For years John Feinstein has cast AP ballots that can, at best, be described as interesting, and at worst, be described as mocking those who give him the right to vote. A Duke grad, he'll drop the Blue Devils severely if his underdrawers get in a bunch about something Duke related. He'll cast contrarian votes at the top to get attention. And he'll generaly rank mid-majors much more highly than the typical voters because he not-so-secretly has a hard on for mid-majors.
I understand that there are as many opinions about who the best 25 teams in the nation are as there are college basketball fans, but what I don't understand is why he does things like he did this week. Look at the "other teams receiving votes" in the AP poll, and you'll see a single vote for Towson. Yep, that was Feinstein.
Towson began the year ranked 166th by Ken Pomeroy and 137th by Dan Hanner. So far this year they've beaten Navy, who is one of the worst Division I teams there is.
Feinstein does this type of thing regularly, especially early in the season. He does this to call attention to some small team (and to himself). Which I don't get.

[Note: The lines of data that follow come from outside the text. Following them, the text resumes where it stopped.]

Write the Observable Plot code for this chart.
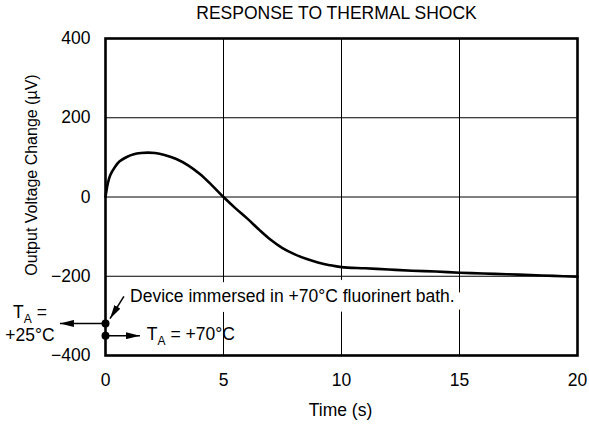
<!DOCTYPE html>
<html>
<head>
<meta charset="utf-8">
<script src="https://cdn.jsdelivr.net/npm/d3@7"></script>
<script src="https://cdn.jsdelivr.net/npm/@observablehq/plot@0.6"></script>
<style>
  html, body { margin: 0; padding: 0; background: white; }
</style>
</head>
<body>
<div id="chart"></div>
<script>
// ---- data ----
const times = [0, 0.1, 0.2, 0.4, 0.6, 0.9, 1.2, 1.5, 1.8, 2.1, 2.5, 3.0, 3.5, 4.0, 4.5, 5.0, 5.5, 6.0, 6.5, 7.0, 7.5, 8.0, 8.5, 9.0, 9.5, 10, 11, 12, 13, 14, 15, 16, 17, 18, 19, 20];
const voltages = [0, 35, 55, 76, 90, 101, 108, 111, 112, 111, 106, 96, 80, 58, 30, 0, -28, -54, -82, -108, -129, -144, -156, -165, -172, -177, -180, -183, -186, -188, -191, -193, -195, -197, -199, -201];

const xTicks = [0, 5, 10, 15, 20];
const yTicks = [-400, -200, 0, 200, 400];

const titleText = "RESPONSE TO THERMAL SHOCK";
const xLabel = "Time (s)";
const yLabel = "Output Voltage Change (µV)";

// annotation markers (data units)
const dotX = [0, 0];
const dotY = [-319, -350];
const arrowX1 = [0, 0, 0.78];
const arrowY1 = [-319, -350, -251];
const arrowX2 = [-1.93, 1.46, 0.19];
const arrowY2 = [-319, -350, -307];

const noteTexts = ["Device immersed in +70°C fluorinert bath.", "T_A = +70°C"];
const noteX = [1.04, 1.75];
const noteY = [-251, -346];

const leftTexts = ["T_A =", "+25°C"];
const leftX = [-3.2, -3.2];
const leftY = [-292, -350];

const curve = times.map((t, i) => ({t, v: voltages[i]}));
const dots = dotX.map((x, i) => ({x, y: dotY[i]}));
const arrows = arrowX1.map((x1, i) => ({x1, y1: arrowY1[i], x2: arrowX2[i], y2: arrowY2[i]}));
const notes = noteTexts.map((s, i) => ({s, x: noteX[i], y: noteY[i]}));
const lefts = leftTexts.map((s, i) => ({s, x: leftX[i], y: leftY[i]}));

const FONT = "'Liberation Sans', Arial, Helvetica, sans-serif";
const FS = 17.5;

const chart = Plot.plot({
  width: 589,
  height: 426,
  marginLeft: 105,
  marginRight: 12,
  marginTop: 38,
  marginBottom: 71,
  style: {fontFamily: FONT, fontSize: FS + "px", color: "black", background: "white"},
  x: {domain: [0, 20], ticks: xTicks, tickSize: 0, tickPadding: 18, label: null, tickFormat: d => String(d)},
  y: {domain: [-400, 400], ticks: yTicks, tickSize: 0, tickPadding: 15, label: null,
      tickFormat: d => d < 0 ? "\u2212" + Math.abs(d) : String(d)},
  marks: [
    Plot.ruleX(xTicks, {stroke: "black", strokeWidth: 1}),
    Plot.ruleY(yTicks, {stroke: "black", strokeWidth: 1}),
    Plot.text(notes.slice(0, 1), {x: "x", y: "y", text: "s", textAnchor: "start", fontSize: FS,
      stroke: "white", strokeWidth: 20, fill: "white"}),
    Plot.line(curve, {x: "t", y: "v", stroke: "black", strokeWidth: 2.6, curve: "catmull-rom"}),
    Plot.frame({stroke: "black", strokeWidth: 2.6}),
    Plot.text(notes, {x: "x", y: "y", text: "s", textAnchor: "start", fontSize: FS, fill: "black"}),
    Plot.text(lefts, {x: "x", y: "y", text: "s", textAnchor: "middle", fontSize: FS, fill: "black"}),
    Plot.link(arrows, {x1: "x1", y1: "y1", x2: "x2", y2: "y2", stroke: "black", strokeWidth: 1.5, markerEnd: "arrow"}),
    Plot.dot(dots, {x: "x", y: "y", r: 4, fill: "black", stroke: "none"}),
    Plot.text([titleText], {text: d => d, frameAnchor: "top", lineAnchor: "middle", dy: -25, dx: -5, fontSize: FS}),
    Plot.text([xLabel], {text: d => d, frameAnchor: "bottom", lineAnchor: "middle", dy: 55, dx: -1, fontSize: FS}),
    Plot.text([yLabel], {text: d => d, frameAnchor: "left", textAnchor: "middle", lineAnchor: "middle",
      rotate: -90, dx: -74, dy: -22, fontSize: 16})
  ]
});

// filled arrowheads
d3.select(chart).selectAll("marker").each(function() {
  const m = d3.select(this);
  m.attr("viewBox", "-14 -3.5 14 7")
   .attr("markerUnits", "userSpaceOnUse")
   .attr("markerWidth", 14)
   .attr("markerHeight", 7)
   .attr("refX", 0).attr("refY", 0)
   .attr("fill", "black").attr("stroke", "none");
  m.selectAll("*").remove();
  m.append("path").attr("d", "M-14,-3.5L0,0L-14,3.5Z").attr("fill", "black").attr("stroke", "none");
});

// subscripts for T_A
d3.select(chart).selectAll("text").each(function() {
  const el = this;
  if (el.childElementCount === 0 && el.textContent.includes("T_A")) {
    const rest = el.textContent.split("T_A")[1];
    el.textContent = "T";
    d3.select(el).append("tspan").attr("dy", 5).attr("font-size", 12).text("A");
    d3.select(el).append("tspan").attr("dy", -5).text(rest);
  }
});

document.getElementById("chart").appendChild(chart);
</script>
</body>
</html>
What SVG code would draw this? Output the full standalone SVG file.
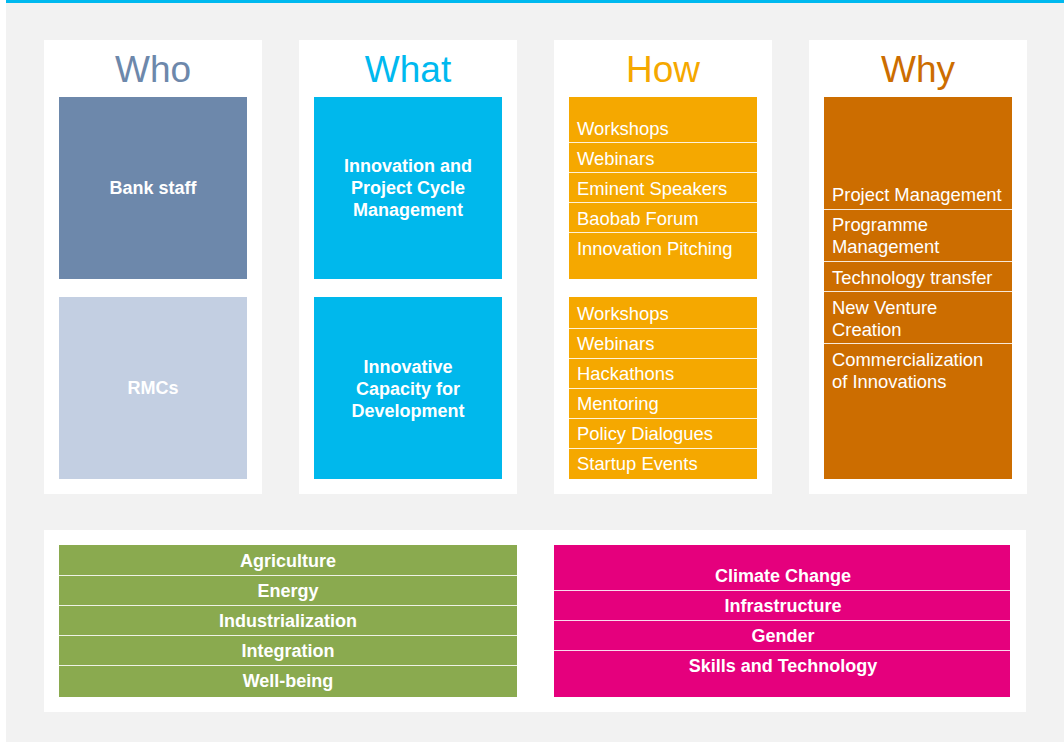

Calling attention to the under-reported teams is great, don't get me wrong. But why do it by giving them a vote that even the voter doesn't really believe has been earned? Feinstein didn't vote Towson in his preseason top 25, and certainly their win over Navy wasn't enough to justify their inclusion over any number of other teams (including Memphis, who the other 64 AP voters included unanimously). So his vote for them is essentially like giving a little leaguer a trophy for trying really hard.
If he really wanted to give Towson some attention, then why not write about them? Why not devote some of his NPR time to them? Why not do something that matters?